There are those who might recoil at the suggestion that a current attribution method they are employing is unsound. For example, someone might object that they have spent a lifetime researching Joe Soap and have found dozens, no … hundreds, of biographical correspondences between his life and the Sonnets. The trouble is, so have other researchers … for Fred Bloggs, Egbert Nobacon, Sid Snipe … What does this imply? It implies that this type of evidence can be collected for several candidates and for this reason it establishes nothing. The notion that biographical connections are informative is an illusion and they have no place in the science of authorship attribution. Their only use is to reinforce the views of those who have already decided on their favourite candidate, who only collect information relating to that person, and who reject any opportunity to test whether or not he/she was actually involved. This is certainly not a scientific attitude yet the Shakespeare authorship question is heavily populated with such investigators who have no intention of modifying their hypotheses as new evidence arises!

I can hear others objecting that there are some very odd things going on, like no one came out at the time and said Mr Shakespeare wrote the Sonnets, and I would agree that it is not what might reasonably be expected for a man whose name is on a collection of first-rate poetry. In fact, there are books devoted to lists of doubts which range from the non-existence of manuscripts to the absence of eulogies on Shakespeare’s death in 1616. Nevertheless, however well researched these works are, suspicion is not evidence. There must be some kind of scientific test that gives every contestant a reasonable chance of being either eliminated or suggested, and if there isn’t one, or if it is inconclusive, then I say we must be ready to admit that a scientific challenge to Shakespeare’s claim to this or that work is not possible. Fortunately, it seems that the RCP test shows promise despite being limited only to those with several works in the EEBO database.

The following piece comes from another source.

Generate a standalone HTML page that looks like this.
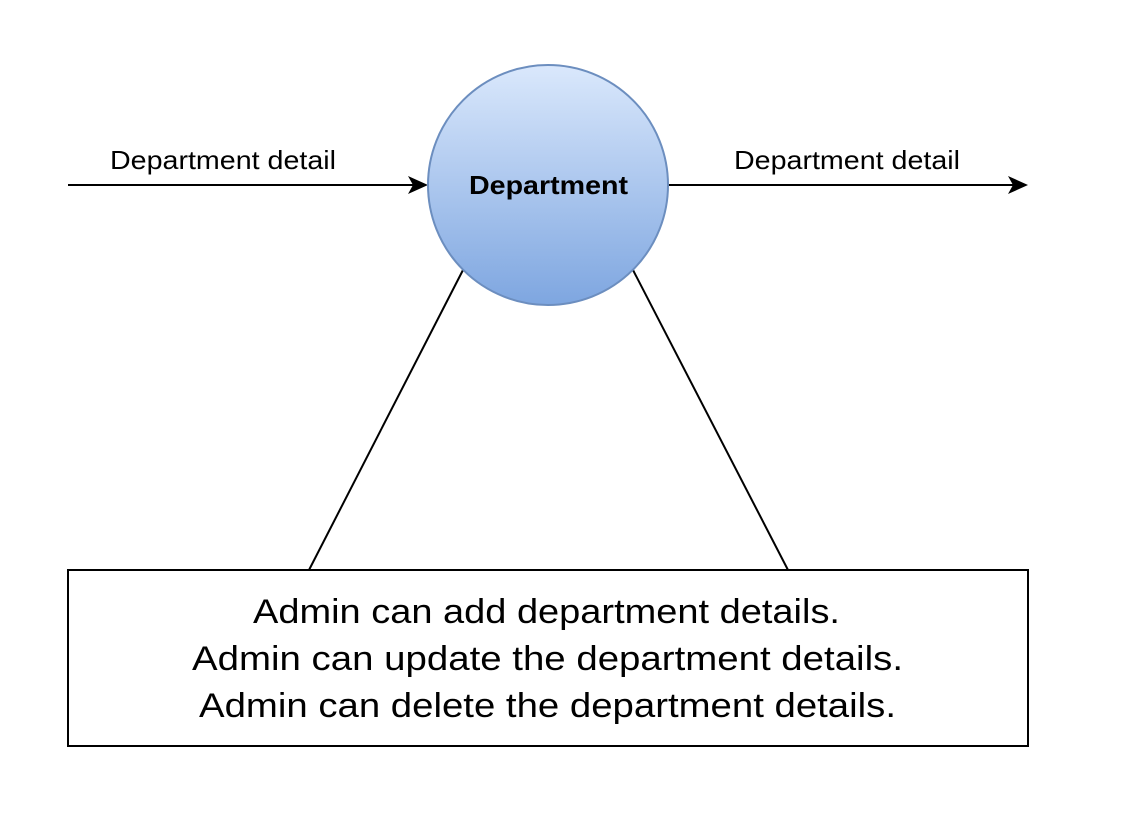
<!DOCTYPE html>
<html><head><meta charset="utf-8"><style>
html,body{margin:0;padding:0;background:#fff;}
</style></head><body>
<svg width="1132" height="838" viewBox="0 0 1132 838" xmlns="http://www.w3.org/2000/svg" style="display:block">
<defs>
<linearGradient id="g" x1="0" y1="0" x2="0" y2="1">
<stop offset="0" stop-color="#dae8fc"/><stop offset="1" stop-color="#7ea6e0"/>
</linearGradient>
</defs>
<rect width="1132" height="838" fill="#fff"/>
<line x1="68" y1="185" x2="414" y2="185" stroke="#000" stroke-width="2"/>
<polygon points="428,185 408,176 413,185 408,194" fill="#000"/>
<line x1="668" y1="185" x2="1014" y2="185" stroke="#000" stroke-width="2"/>
<polygon points="1028,185 1008,176 1013,185 1008,194" fill="#000"/>
<line x1="463" y1="270" x2="309" y2="570" stroke="#000" stroke-width="2"/>
<line x1="633" y1="270" x2="788" y2="570" stroke="#000" stroke-width="2"/>
<circle cx="548" cy="185" r="120" fill="url(#g)" stroke="#6c8ebf" stroke-width="2"/>
<text x="469" y="194" font-family="Liberation Sans, sans-serif" font-size="26" font-weight="bold" textLength="159" lengthAdjust="spacingAndGlyphs">Department</text>
<text x="110" y="169" font-family="Liberation Sans, sans-serif" font-size="26" textLength="226" lengthAdjust="spacingAndGlyphs">Department detail</text>
<text x="734" y="169" font-family="Liberation Sans, sans-serif" font-size="26" textLength="226" lengthAdjust="spacingAndGlyphs">Department detail</text>
<rect x="68" y="570" width="960" height="176" fill="#fff" stroke="#000" stroke-width="2"/>
<g font-family="Liberation Sans, sans-serif" font-size="34">
<text x="253" y="623" textLength="587" lengthAdjust="spacingAndGlyphs">Admin can add department details.</text>
<text x="192" y="670" textLength="711" lengthAdjust="spacingAndGlyphs">Admin can update the department details.</text>
<text x="199" y="717" textLength="697" lengthAdjust="spacingAndGlyphs">Admin can delete the department details.</text>
</g>
</svg>
</body></html>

I have often thought it unfortunate that the Shakespeare authorship question has attracted so many who trade with abandon their favourite candidate’s biographical connections to the Shakespeare work. The attraction seems to lie in the thought that since little is known with any degree of certainty, then one is free to fantasize whatever one likes, free from critical analysis. After all, if no one knows very much then one can be secure in the knowledge that there is no compelling evidence to deliver the pain of contradiction. As a  trained scientist this thought depresses me greatly, because there is no easy route through the vast and intricate maze of connections that is the Shakespeare authorship question, and the construction of a convincing scientific argument takes considerable (and I mean considerable) research, care, and judgment.

So what I would like people to do is to think more carefully about the standard of evidence of a proposed method, and to consider ways in which a proposed scheme might allow the ruling in or out of other contestants. To me, any attribution method that does not have this characteristic is defective and biased. I also believe we should be more ready to declare that such and such a question has insufficient data to answer it, rather than succumb to the temptation to over-interpret circumstantial evidence. It’s a pleasurable game but it is unscientific.

I hope that these conclusions don’t extinguish anyone’s enthusiasm for investigation in any way. All I ask for is more thought devoted to the standard of evidence and how far it eliminates other contestants.